Adivina adivinanza: ¿cuál es esa grande Universidad, con un presupuesto de 11.000 millones de dólares, que fuerza a la baja, como cualquier empresario avispado y emprendedor, los salarios de las chicas que trabajan en los comedores? ¿Cuál será esa Universidad excelente que jubila a la mayoría de su personal con 7.500 dólares y monta un plan de pensiones de 42.000 a sus directivos? Universidad que, por cierto, crece y engorda en una Gran Urbe, con una tasa de mortalidad infantil superior a la de Costa Rica (la Urbe, no la Universidad). Una Universidad en la que el 60 por ciento de horas lectivas es impartido por profesores con contrato temporal, con salarios por debajo del nivel de pobreza y sin cobertura social (consultar La Universidad en conflicto).

Mucho despistado aterriza en el páramo español cantando a grito pelado las excelencias de esas universidades de ensueño, cimentadas sobre el «mérito», seas negro, o pobre, o Bush.

Pero los autores de este libro-panfleto conciben la Educación Superior como un bien social, extensible paulatinamente a todos los ciudadanos. Un bien social que, como tal, debe ser distribuido no «entre quien se lo merece», porque eso sería tan absurdo como extirpar el apéndice sólo a quien se lo merezca. En cualquier caso la Educación Superior, según este libro, se configura ya hoy como un bien individual que se merece, se paga y se exhibe en función de la cantidad de contratos laborales y la consiguiente calidad salarial que le genera al estudiante, convertido ya en cliente de la dichosa Universidad.

La Universidad que conocimos, y que vamos desconociendo, es disfuncional a la Empresa, última creadora de los actuales criterios de calidad. Por adocenada que estuviera, siempre la Vieja Universidad se basaba en una cierta belicosidad interna, en cuyo recinto un positivista sin escrúpulos convivía con un posmoderno con menos escrúpulos, aunque no fueran lumbreras. Eran estructuras viciadas que generaban un estudiante, y después un trabajador, respondón, incapaz de entregarse a la empresa con la debida mansedumbre competitiva.

La sustitución de becas por préstamos (que en el solar hispano empieza a ser el tercer gasto familiar de la clase media) es índice del paso del estudiante a cliente, quien deberá restituir (banco mediante) la hipoteca que le hará manso durante su carrera y después un frenético buscador de empleo, que le libere del lejano préstamo antes o después, según su mérito.

Otra solución («Bolonia» y alrededores) consiste en rebajar contenidos y procesos a la inmensa mayoría (Grado) para que alcancen la categoría de pringados silenciosos, y encarecer lo que se ha dado en llamar anglosajonamente máster.
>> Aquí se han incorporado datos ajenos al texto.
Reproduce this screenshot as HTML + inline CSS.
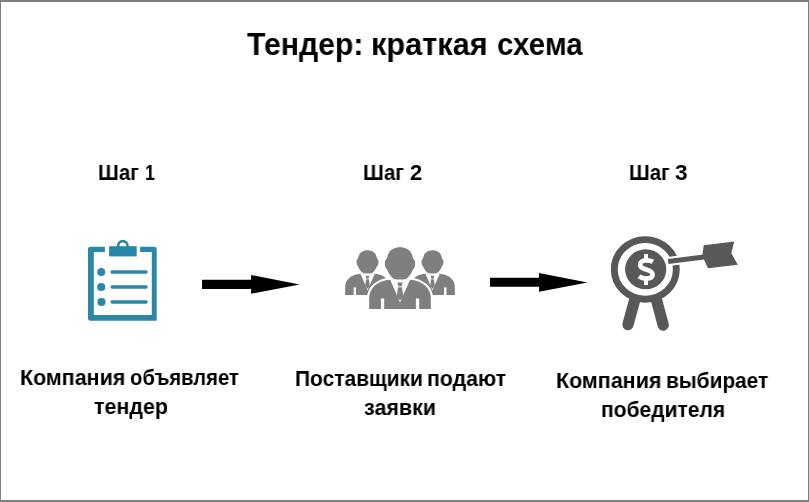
<!DOCTYPE html>
<html><head><meta charset="utf-8"><style>
html,body{margin:0;padding:0;}
body{width:809px;height:502px;overflow:hidden;background:#fff;position:relative;}
.frame{position:absolute;left:0;top:0;width:809px;height:502px;box-sizing:border-box;border-style:solid;border-color:#7f7f7f;border-width:2px 1px 2px 1px;}
.t{position:absolute;white-space:nowrap;font-family:"Liberation Sans",sans-serif;font-weight:bold;color:#000;transform-origin:0 0;will-change:transform;}
</style></head><body>
<svg width="809" height="502" viewBox="0 0 809 502" style="position:absolute;left:0;top:0">
<!-- clipboard -->
<g fill="#2a87a8">
<path fill-rule="evenodd" d="M90.5,246.8 H154.2 Q156.7,246.8 156.7,249.3 V320.8 H90.5 Q88,320.8 88,318.3 V249.3 Q88,246.8 90.5,246.8 Z M93.8,252 V315 H151.8 V252 Z"/>
<rect x="104.9" y="245" width="35.2" height="7.5" fill="#fff"/>
<rect x="109.1" y="246.2" width="27.6" height="10.2"/>
<path d="M118.15,247 V245.8 A4.7,4.7 0 0 1 127.55,245.8 V247" fill="none" stroke="#2a87a8" stroke-width="2.6"/>
<circle cx="101.2" cy="272" r="4"/>
<circle cx="101.2" cy="287" r="4.1"/>
<circle cx="101.5" cy="302" r="4.1"/>
<g stroke="#2a87a8" stroke-width="3.6" stroke-linecap="round">
<line x1="112.2" y1="272" x2="146" y2="272"/>
<line x1="112.2" y1="287" x2="146" y2="287"/>
<line x1="112.2" y1="302" x2="146" y2="302"/>
</g>
</g>
<!-- people -->

<g fill="#7f7f7f">
<g transform="translate(367.5,250.2) scale(0.725)">
<path d="M0,0 C4,0 8.5,1.5 10.8,5 C12,7 12.6,9.5 13.2,11.5 C14.8,12.5 15.2,14.5 15.1,17 C15,19.5 14.2,21.2 13,22 C11.5,26 9,30 6,31.5 C4,32.7 2,33 0,33 C-2,33 -4,32.7 -6,31.5 C-9,30 -11.5,26 -13,22 C-14.2,21.2 -15,19.5 -15.1,17 C-15.2,14.5 -14.8,12.5 -13.2,11.5 C-12.6,9.5 -12,7 -10.8,5 C-8.5,1.5 -4,0 0,0 Z"/>
<path d="M-30.8,61.7 L-30.8,50.5 C-30.8,41 -22,33.2 -9.9,32.6 L9.9,32.6 C22,33.2 30.8,41 30.8,50.5 L30.8,61.7 Z"/>
<path d="M-9.9,32.2 L0,55.2 L10.2,32.2 Z" fill="#fff"/>
<path d="M-2.6,35.3 L2.6,35.3 L1.7,39 L-1.7,39 Z M-2,40 L2,40 L3.2,49.5 L0,53.2 L-3.2,49.5 Z"/>
<rect x="-19.1" y="51.3" width="3.3" height="11" fill="#fff"/>
<rect x="15.9" y="51.3" width="3.3" height="11" fill="#fff"/>
</g>
<g transform="translate(432.5,250.2) scale(0.725)">
<path d="M0,0 C4,0 8.5,1.5 10.8,5 C12,7 12.6,9.5 13.2,11.5 C14.8,12.5 15.2,14.5 15.1,17 C15,19.5 14.2,21.2 13,22 C11.5,26 9,30 6,31.5 C4,32.7 2,33 0,33 C-2,33 -4,32.7 -6,31.5 C-9,30 -11.5,26 -13,22 C-14.2,21.2 -15,19.5 -15.1,17 C-15.2,14.5 -14.8,12.5 -13.2,11.5 C-12.6,9.5 -12,7 -10.8,5 C-8.5,1.5 -4,0 0,0 Z"/>
<path d="M-30.8,61.7 L-30.8,50.5 C-30.8,41 -22,33.2 -9.9,32.6 L9.9,32.6 C22,33.2 30.8,41 30.8,50.5 L30.8,61.7 Z"/>
<path d="M-9.9,32.2 L0,55.2 L10.2,32.2 Z" fill="#fff"/>
<path d="M-2.6,35.3 L2.6,35.3 L1.7,39 L-1.7,39 Z M-2,40 L2,40 L3.2,49.5 L0,53.2 L-3.2,49.5 Z"/>
<rect x="-19.1" y="51.3" width="3.3" height="11" fill="#fff"/>
<rect x="15.9" y="51.3" width="3.3" height="11" fill="#fff"/>
</g>
<path d="M-30.8,61.7 L-30.8,50.5 C-30.8,41 -22,33.2 -9.9,32.6 L9.9,32.6 C22,33.2 30.8,41 30.8,50.5 L30.8,61.7 Z" transform="translate(400,247.2)" fill="#fff" stroke="#fff" stroke-width="4.2"/>
<g transform="translate(400,247.2)">
<path d="M0,0 C4,0 8.5,1.5 10.8,5 C12,7 12.6,9.5 13.2,11.5 C14.8,12.5 15.2,14.5 15.1,17 C15,19.5 14.2,21.2 13,22 C11.5,26 9,30 6,31.5 C4,32.7 2,33 0,33 C-2,33 -4,32.7 -6,31.5 C-9,30 -11.5,26 -13,22 C-14.2,21.2 -15,19.5 -15.1,17 C-15.2,14.5 -14.8,12.5 -13.2,11.5 C-12.6,9.5 -12,7 -10.8,5 C-8.5,1.5 -4,0 0,0 Z"/>
<path d="M-30.8,61.7 L-30.8,50.5 C-30.8,41 -22,33.2 -9.9,32.6 L9.9,32.6 C22,33.2 30.8,41 30.8,50.5 L30.8,61.7 Z"/>
<path d="M-9.9,32.2 L0,55.2 L10.2,32.2 Z" fill="#fff"/>
<path d="M-2.6,35.3 L2.6,35.3 L1.7,39 L-1.7,39 Z M-2,40 L2,40 L3.2,49.5 L0,53.2 L-3.2,49.5 Z"/>
<rect x="-19.1" y="51.3" width="3.3" height="11" fill="#fff"/>
<rect x="15.9" y="51.3" width="3.3" height="11" fill="#fff"/>
</g>
</g>
<!-- target -->
<g fill="#585858">
<g stroke="#585858" stroke-width="11.3" stroke-linecap="round">
<line x1="637.4" y1="290" x2="628" y2="324.6"/>
<line x1="653.8" y1="290" x2="663.2" y2="325"/>
</g>
<ellipse cx="645.3" cy="269.4" rx="28" ry="26.6" fill="#fff"/>
<ellipse cx="645.3" cy="269.4" rx="31" ry="29.8" fill="none" stroke="#585858" stroke-width="6.9"/>
<ellipse cx="645.7" cy="269.3" rx="20.6" ry="20"/>
<path d="M653,261.8 C651,260.6 648.5,260.3 646,260.3 C642.3,260.3 640.1,262.2 640.1,264.8 C640.1,267.8 643,268.6 646,269.4 C649.5,270.3 652.6,271.5 652.6,274.6 C652.6,277.3 649.8,278.6 646.2,278.6 C643.4,278.6 641,277.8 639,276.4" fill="none" stroke="#fff" stroke-width="4.7"/>
<rect x="644" y="254.1" width="4" height="5" fill="#fff"/>
<rect x="644" y="280" width="4" height="5" fill="#fff"/>
<line x1="668.2" y1="261.5" x2="690" y2="258.8" stroke="#fff" stroke-width="9"/>
<line x1="668.2" y1="261.6" x2="704" y2="257.1" stroke="#585858" stroke-width="5"/>
<path d="M703.7,245.3 L734.2,241.4 L731.3,253.2 L737.8,264.7 L708,268.3 L702.3,256 Z"/>
</g>
<!-- arrows -->
<path d="M202.05,279.65 H251.1 V275.05 L299.7,284.4 L251.1,293.8 V289.0 H202.05 Z" fill="#000"/>
<path d="M490.05,277.7 H539.05 V273.0 L587.5,282.4 L539.05,291.85 V286.8 H490.05 Z" fill="#000"/>
</svg>
<div class="t" style="left:247.05px;top:29.04px;font-size:31.5px;line-height:31.5px;transform:scaleX(0.9584)">Тендер:</div>
<div class="t" style="left:371.05px;top:29.04px;font-size:31.5px;line-height:31.5px;transform:scaleX(0.9750)">краткая</div>
<div class="t" style="left:496.56px;top:29.04px;font-size:31.5px;line-height:31.5px;transform:scaleX(0.9385)">схема</div>
<div class="t" style="left:97.75px;top:161.75px;font-size:21.8px;line-height:21.8px;transform:scaleX(0.9476)">Шаг</div>
<div class="t" style="left:145.19px;top:161.75px;font-size:21.8px;line-height:21.8px;transform:scaleX(0.8091)">1</div>
<div class="t" style="left:363.25px;top:161.75px;font-size:21.8px;line-height:21.8px;transform:scaleX(0.9500)">Шаг</div>
<div class="t" style="left:409.89px;top:161.75px;font-size:21.8px;line-height:21.8px;transform:scaleX(1.0100)">2</div>
<div class="t" style="left:629.16px;top:161.75px;font-size:21.8px;line-height:21.8px;transform:scaleX(0.9429)">Шаг</div>
<div class="t" style="left:675.46px;top:161.75px;font-size:21.8px;line-height:21.8px;transform:scaleX(1.0400)">3</div>
<div class="t" style="left:19.53px;top:366.88px;font-size:22px;line-height:22px;transform:scaleX(0.9745)">Компания</div>
<div class="t" style="left:130.48px;top:366.88px;font-size:22px;line-height:22px;transform:scaleX(0.9197)">объявляет</div>
<div class="t" style="left:94.13px;top:396.08px;font-size:22px;line-height:22px;transform:scaleX(0.9743)">тендер</div>
<div class="t" style="left:294.55px;top:367.98px;font-size:22px;line-height:22px;transform:scaleX(0.9523)">Поставщики</div>
<div class="t" style="left:427.47px;top:367.98px;font-size:22px;line-height:22px;transform:scaleX(0.9671)">подают</div>
<div class="t" style="left:363.62px;top:397.18px;font-size:22px;line-height:22px;transform:scaleX(0.9761)">заявки</div>
<div class="t" style="left:555.52px;top:369.88px;font-size:22px;line-height:22px;transform:scaleX(0.9755)">Компания</div>
<div class="t" style="left:666.40px;top:369.88px;font-size:22px;line-height:22px;transform:scaleX(0.9486)">выбирает</div>
<div class="t" style="left:601.49px;top:398.88px;font-size:22px;line-height:22px;transform:scaleX(0.9563)">победителя</div>
<div class="frame"></div>
</body></html>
El Grado no necesita excelencia sino polivalencia (legión de alevines neoproletarios polivalentes). En cuanto al máster, la excelencia y el pugilato que genera se sustenta en la meritocracia; ideología de calderilla que ha calado ya hasta en el pringado en activo; por plazas y plazuelas se escucha el argumento, digno de un vicepresidente neoliberal: «¡Qué materia fecal es eso de la paridad discriminante positiva!».

No piensan así los autores que comentamos, para quienes la excelencia y el mérito son contextuales, ya que, extrañamente, los marginales o los hijos de las capas humildes ni siquiera se proponen una enseñanza superior. La excelencia en Somalia o la meritocracia entre los niños moribundos de los campos de refugiados no se sabe bien qué puede significar; quizá su indolencia les impida llegar a ser registradores de la propiedad o abogados del Estado.

Los autores analizan el que llaman «capitalismo cognitivo», cuya aplicación casi única al automóvil, la biotecnología y la electrónica nos sitúan en una «Universidad-Empresa» sin remilgos, como la Motorola University o la Universidad Mc. Donald Hamburguer.

Estamos -según estos autores- ante un nuevo sujeto, a quien podremos llamar «neoproletario polivalente», porque es proletario sumiso, aunque nuevo, y porque deberá ser polivalente, pero no por la polivalencia de sus conocimientos, ni falta que hace, sino por la capacidad para cambiar de rutinas.

Este sujeto deberá ser competitivo a muerte, espoleado por los salarios bajos y una asistencia social mínima. Bien es verdad que «competir» arrastra un significado violento; antes «competir» casi se alineaba con los pecados más capitales, tales como la ira o la avaricia (da miedo ese Ministerio misterioso de la Competitividad).

En fin, el librito que suscita estos comentarios podrá ser de obligada lectura para críticos indignados, y totalmente prescindible para la derecha del «sentido común», salvo por curiosidad malsana.

P. D.-Adivina adivinanza: ¿a qué se llamará «devaluación competitiva de los salarios»?